Records with drawing code:

━━━━━━

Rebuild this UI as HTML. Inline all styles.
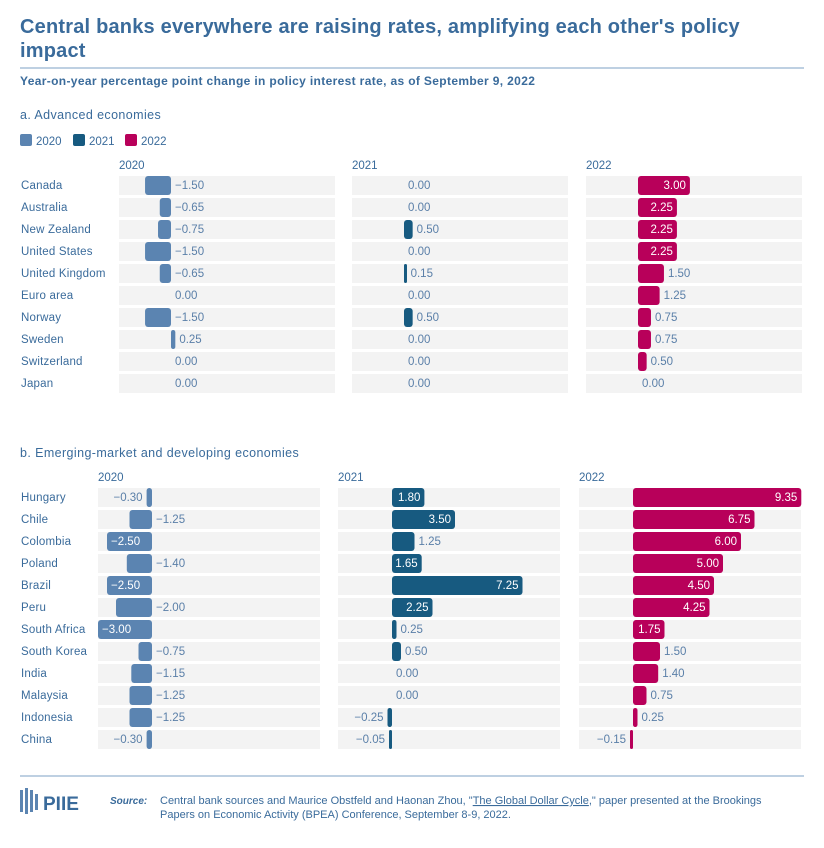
<!DOCTYPE html>
<html><head><meta charset="utf-8">
<style>
html,body{margin:0;padding:0;background:#fff;width:824px;height:848px;overflow:hidden;font-family:"Liberation Sans",sans-serif}
svg{display:block}
</style></head>
<body>
<svg id="c" width="824" height="848" xmlns="http://www.w3.org/2000/svg">
<text x="20" y="33" font-size="20" font-weight="bold" fill="#3a6b9b" letter-spacing="0.2">Central banks everywhere are raising rates, amplifying each other's policy</text>
<text x="20" y="57" font-size="20" font-weight="bold" fill="#3a6b9b" letter-spacing="0.2">impact</text>
<line x1="20" y1="68" x2="804" y2="68" stroke="#a9c1d8" stroke-width="1.5"/>
<text x="20" y="85" font-size="12" font-weight="bold" fill="#3a6b9b" letter-spacing="0.35">Year-on-year percentage point change in policy interest rate, as of September 9, 2022</text>
<text x="20" y="119" font-size="12.5" fill="#3a6b9b" letter-spacing="0.4">a. Advanced economies</text>
<g>
<rect x="20" y="134" width="12" height="12" rx="2" fill="#5b84b1"/>
<text x="36" y="145" font-size="11.5" fill="#3a6b9b">2020</text>
<rect x="73" y="134" width="12" height="12" rx="2" fill="#175a80"/>
<text x="89" y="145" font-size="11.5" fill="#3a6b9b">2021</text>
<rect x="125" y="134" width="12" height="12" rx="2" fill="#b8005a"/>
<text x="141" y="145" font-size="11.5" fill="#3a6b9b">2022</text>
</g>
<text x="20" y="457" font-size="12.5" fill="#3a6b9b" letter-spacing="0.4">b. Emerging-market and developing economies</text>
<line x1="20" y1="776" x2="804" y2="776" stroke="#a9c1d8" stroke-width="1.5"/>
<g>
<rect x="20" y="790" width="3" height="22" fill="#5b84b1"/><rect x="25" y="788" width="3" height="26" fill="#5b84b1"/><rect x="30" y="790" width="3" height="22" fill="#5b84b1"/><rect x="35" y="794" width="3" height="16" fill="#5b84b1"/>
<text x="43" y="810" font-size="19" font-weight="bold" fill="#3a6b9b">PIIE</text>
</g>
<text x="110" y="804" font-size="10" font-weight="bold" font-style="italic" fill="#3a6b9b">Source:</text>
<text x="160" y="804" font-size="11" fill="#3a6b9b">Central bank sources and Maurice Obstfeld and Haonan Zhou, "<tspan text-decoration="underline">The Global Dollar Cycle</tspan>," paper presented at the Brookings</text>
<text x="160" y="818" font-size="11" fill="#3a6b9b">Papers on Economic Activity (BPEA) Conference, September 8-9, 2022.</text>
<g id="plots"></g>
</svg>
<script>
const advCountries=["Canada","Australia","New Zealand","United States","United Kingdom","Euro area","Norway","Sweden","Switzerland","Japan"];
const adv2020=[-1.5,-0.65,-0.75,-1.5,-0.65,0,-1.5,0.25,0,0];
const adv2021=[0,0,0.5,0,0.15,0,0.5,0,0,0];
const adv2022=[3,2.25,2.25,2.25,1.5,1.25,0.75,0.75,0.5,0];
const emCountries=["Hungary","Chile","Colombia","Poland","Brazil","Peru","South Africa","South Korea","India","Malaysia","Indonesia","China"];
const em2020=[-0.3,-1.25,-2.5,-1.4,-2.5,-2,-3,-0.75,-1.15,-1.25,-1.25,-0.3];
const em2021=[1.8,3.5,1.25,1.65,7.25,2.25,0.25,0.5,0,0,-0.25,-0.05];
const em2022=[9.35,6.75,6,5,4.5,4.25,1.75,1.5,1.4,0.75,0.25,-0.15];
const years=["2020","2021","2022"];
const colors=["#5b84b1","#175a80","#b8005a"];
const NS="http://www.w3.org/2000/svg";
const root=document.getElementById("plots");
function mk(tag,attrs,parent){const e=document.createElementNS(NS,tag);for(const k in attrs)e.setAttribute(k,attrs[k]);parent.appendChild(e);return e;}
function fmt(v){return (v<0?"\u2212":"")+Math.abs(v).toFixed(2);}
function panelSet(sec,countries,series,lefts,width,zeroOff,scale,y0,labelX,insideMin,headerY){
  const xScale=(p,v)=>lefts[p]+zeroOff+v*scale;
  countries.forEach((c,i)=>{
    const t=mk("text",{x:labelX,y:y0+i*22+4,"font-size":11.5,fill:"#3a6b9b","letter-spacing":0.2},root);
    t.textContent=c;
    
    
  });
  series.forEach((vals,p)=>{
    const h=mk("text",{x:lefts[p],y:headerY,"font-size":11.5,fill:"#3a6b9b"},root);
    h.textContent=years[p];
    
    
    vals.forEach((v,i)=>{
      const cy=y0+i*22;
      const bg=mk("rect",{x:lefts[p],y:cy-9,width:width,height:19,fill:"#f3f3f3"},root);
      
      
      const z=xScale(p,0),xv=xScale(p,v);
      let bx=Math.min(z,xv),bw=Math.abs(xv-z);
      if(v!==0){
        if(bw<3){bw=3;if(v<0)bx=z-3;}
        const b=mk("rect",{x:bx,y:cy-9,width:bw,height:19,rx:Math.min(3,bw/2),fill:colors[p]},root);
        
        
      }
      const inside=Math.abs(v)>=insideMin[p]&&!(sec==="b"&&p===0&&v===-2);
      let tx,anchor="start",fill="#5a7fa8";
      if(inside){fill="#fff";if(v>0){tx=xv-4;anchor="end";}else{tx=xv+4;}}
      else if(v<0&&Math.abs(v)<0.5){tx=bx-4;anchor="end";}
      else if(v<0){tx=z+4;}
      else{tx=Math.max(xv,z)+4;}
      const l=mk("text",{x:tx,y:cy+4,"font-size":11.5,fill:fill,"text-anchor":anchor},root);
      l.textContent=fmt(v);
      
      
    });
  });
}
panelSet("a",advCountries,[adv2020,adv2021,adv2022],[119,352,586],216,52,17.3,185,21,[99,99,1.6],169);
panelSet("b",emCountries,[em2020,em2021,em2022],[98,338,579],222,54,18,497,21,[2.4,1.6,1.6],481);
</script>
</body></html>
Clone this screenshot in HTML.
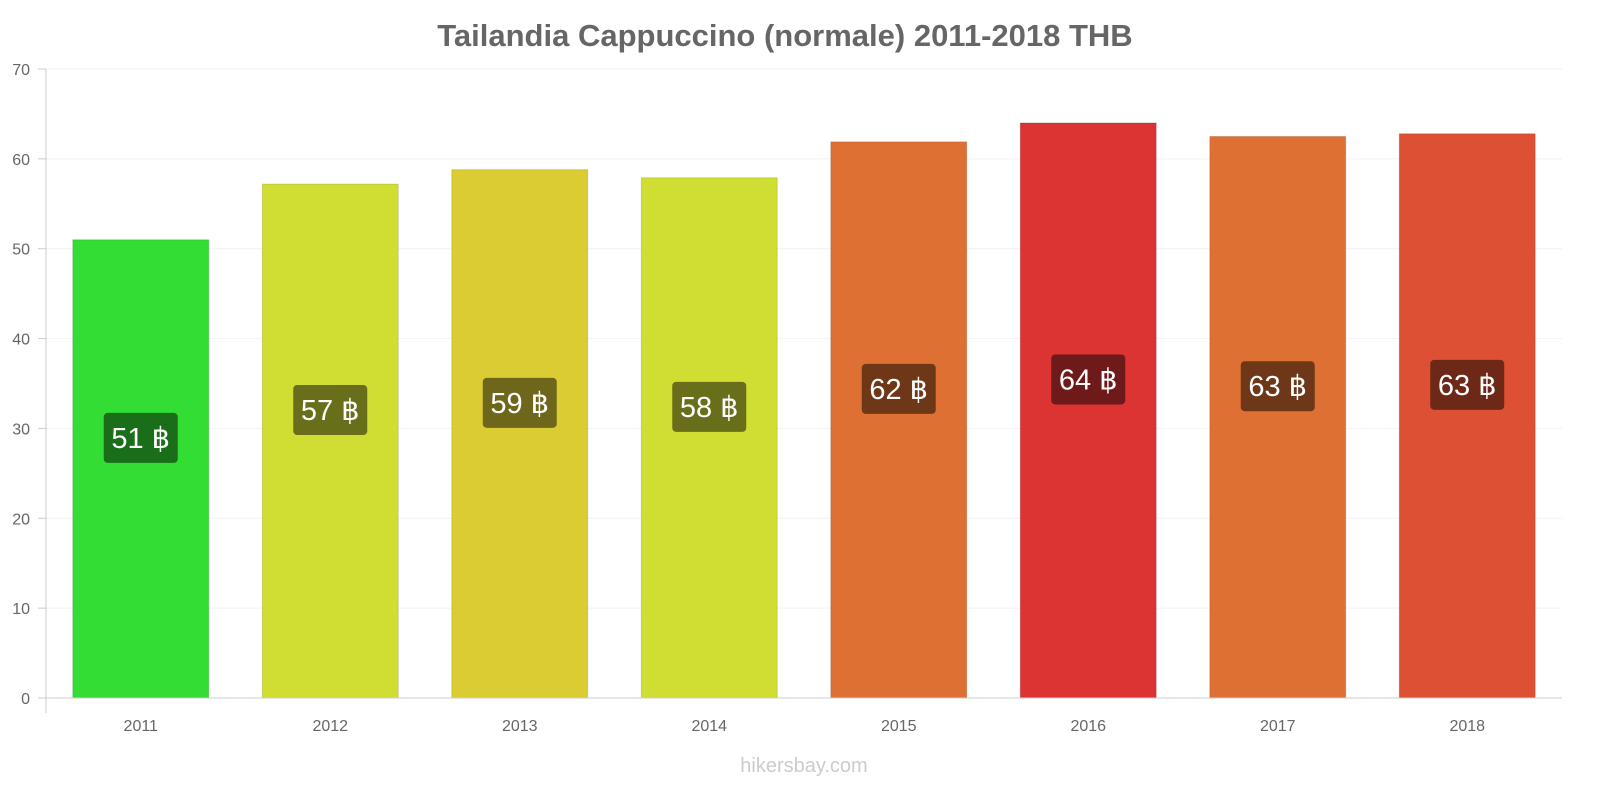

━━━━━━

### [WHAT YOU SHOULD DO]
Transcribe each entry precisely as given, leaving the pictures out.

### [THE RESULT]
Rebuild this UI as HTML. Inline all styles.
<!DOCTYPE html>
<html><head><meta charset="utf-8">
<style>
html,body{margin:0;padding:0;background:#fff;width:824px;height:848px;overflow:hidden;font-family:"Liberation Sans",sans-serif}
svg{display:block}
</style></head>
<body>
<svg id="c" width="824" height="848" xmlns="http://www.w3.org/2000/svg">
<text x="20" y="33" font-size="20" font-weight="bold" fill="#3a6b9b" letter-spacing="0.2">Central banks everywhere are raising rates, amplifying each other's policy</text>
<text x="20" y="57" font-size="20" font-weight="bold" fill="#3a6b9b" letter-spacing="0.2">impact</text>
<line x1="20" y1="68" x2="804" y2="68" stroke="#a9c1d8" stroke-width="1.5"/>
<text x="20" y="85" font-size="12" font-weight="bold" fill="#3a6b9b" letter-spacing="0.35">Year-on-year percentage point change in policy interest rate, as of September 9, 2022</text>
<text x="20" y="119" font-size="12.5" fill="#3a6b9b" letter-spacing="0.4">a. Advanced economies</text>
<g>
<rect x="20" y="134" width="12" height="12" rx="2" fill="#5b84b1"/>
<text x="36" y="145" font-size="11.5" fill="#3a6b9b">2020</text>
<rect x="73" y="134" width="12" height="12" rx="2" fill="#175a80"/>
<text x="89" y="145" font-size="11.5" fill="#3a6b9b">2021</text>
<rect x="125" y="134" width="12" height="12" rx="2" fill="#b8005a"/>
<text x="141" y="145" font-size="11.5" fill="#3a6b9b">2022</text>
</g>
<text x="20" y="457" font-size="12.5" fill="#3a6b9b" letter-spacing="0.4">b. Emerging-market and developing economies</text>
<line x1="20" y1="776" x2="804" y2="776" stroke="#a9c1d8" stroke-width="1.5"/>
<g>
<rect x="20" y="790" width="3" height="22" fill="#5b84b1"/><rect x="25" y="788" width="3" height="26" fill="#5b84b1"/><rect x="30" y="790" width="3" height="22" fill="#5b84b1"/><rect x="35" y="794" width="3" height="16" fill="#5b84b1"/>
<text x="43" y="810" font-size="19" font-weight="bold" fill="#3a6b9b">PIIE</text>
</g>
<text x="110" y="804" font-size="10" font-weight="bold" font-style="italic" fill="#3a6b9b">Source:</text>
<text x="160" y="804" font-size="11" fill="#3a6b9b">Central bank sources and Maurice Obstfeld and Haonan Zhou, "<tspan text-decoration="underline">The Global Dollar Cycle</tspan>," paper presented at the Brookings</text>
<text x="160" y="818" font-size="11" fill="#3a6b9b">Papers on Economic Activity (BPEA) Conference, September 8-9, 2022.</text>
<g id="plots"></g>
</svg>
<script>
const advCountries=["Canada","Australia","New Zealand","United States","United Kingdom","Euro area","Norway","Sweden","Switzerland","Japan"];
const adv2020=[-1.5,-0.65,-0.75,-1.5,-0.65,0,-1.5,0.25,0,0];
const adv2021=[0,0,0.5,0,0.15,0,0.5,0,0,0];
const adv2022=[3,2.25,2.25,2.25,1.5,1.25,0.75,0.75,0.5,0];
const emCountries=["Hungary","Chile","Colombia","Poland","Brazil","Peru","South Africa","South Korea","India","Malaysia","Indonesia","China"];
const em2020=[-0.3,-1.25,-2.5,-1.4,-2.5,-2,-3,-0.75,-1.15,-1.25,-1.25,-0.3];
const em2021=[1.8,3.5,1.25,1.65,7.25,2.25,0.25,0.5,0,0,-0.25,-0.05];
const em2022=[9.35,6.75,6,5,4.5,4.25,1.75,1.5,1.4,0.75,0.25,-0.15];
const years=["2020","2021","2022"];
const colors=["#5b84b1","#175a80","#b8005a"];
const NS="http://www.w3.org/2000/svg";
const root=document.getElementById("plots");
function mk(tag,attrs,parent){const e=document.createElementNS(NS,tag);for(const k in attrs)e.setAttribute(k,attrs[k]);parent.appendChild(e);return e;}
function fmt(v){return (v<0?"\u2212":"")+Math.abs(v).toFixed(2);}
function panelSet(sec,countries,series,lefts,width,zeroOff,scale,y0,labelX,insideMin,headerY){
  const xScale=(p,v)=>lefts[p]+zeroOff+v*scale;
  countries.forEach((c,i)=>{
    const t=mk("text",{x:labelX,y:y0+i*22+4,"font-size":11.5,fill:"#3a6b9b","letter-spacing":0.2},root);
    t.textContent=c;
    
    
  });
  series.forEach((vals,p)=>{
    const h=mk("text",{x:lefts[p],y:headerY,"font-size":11.5,fill:"#3a6b9b"},root);
    h.textContent=years[p];
    
    
    vals.forEach((v,i)=>{
      const cy=y0+i*22;
      const bg=mk("rect",{x:lefts[p],y:cy-9,width:width,height:19,fill:"#f3f3f3"},root);
      
      
      const z=xScale(p,0),xv=xScale(p,v);
      let bx=Math.min(z,xv),bw=Math.abs(xv-z);
      if(v!==0){
        if(bw<3){bw=3;if(v<0)bx=z-3;}
        const b=mk("rect",{x:bx,y:cy-9,width:bw,height:19,rx:Math.min(3,bw/2),fill:colors[p]},root);
        
        
      }
      const inside=Math.abs(v)>=insideMin[p]&&!(sec==="b"&&p===0&&v===-2);
      let tx,anchor="start",fill="#5a7fa8";
      if(inside){fill="#fff";if(v>0){tx=xv-4;anchor="end";}else{tx=xv+4;}}
      else if(v<0&&Math.abs(v)<0.5){tx=bx-4;anchor="end";}
      else if(v<0){tx=z+4;}
      else{tx=Math.max(xv,z)+4;}
      const l=mk("text",{x:tx,y:cy+4,"font-size":11.5,fill:fill,"text-anchor":anchor},root);
      l.textContent=fmt(v);
      
      
    });
  });
}
panelSet("a",advCountries,[adv2020,adv2021,adv2022],[119,352,586],216,52,17.3,185,21,[99,99,1.6],169);
panelSet("b",emCountries,[em2020,em2021,em2022],[98,338,579],222,54,18,497,21,[2.4,1.6,1.6],481);
</script>
</body></html>
Clone this screenshot in HTML.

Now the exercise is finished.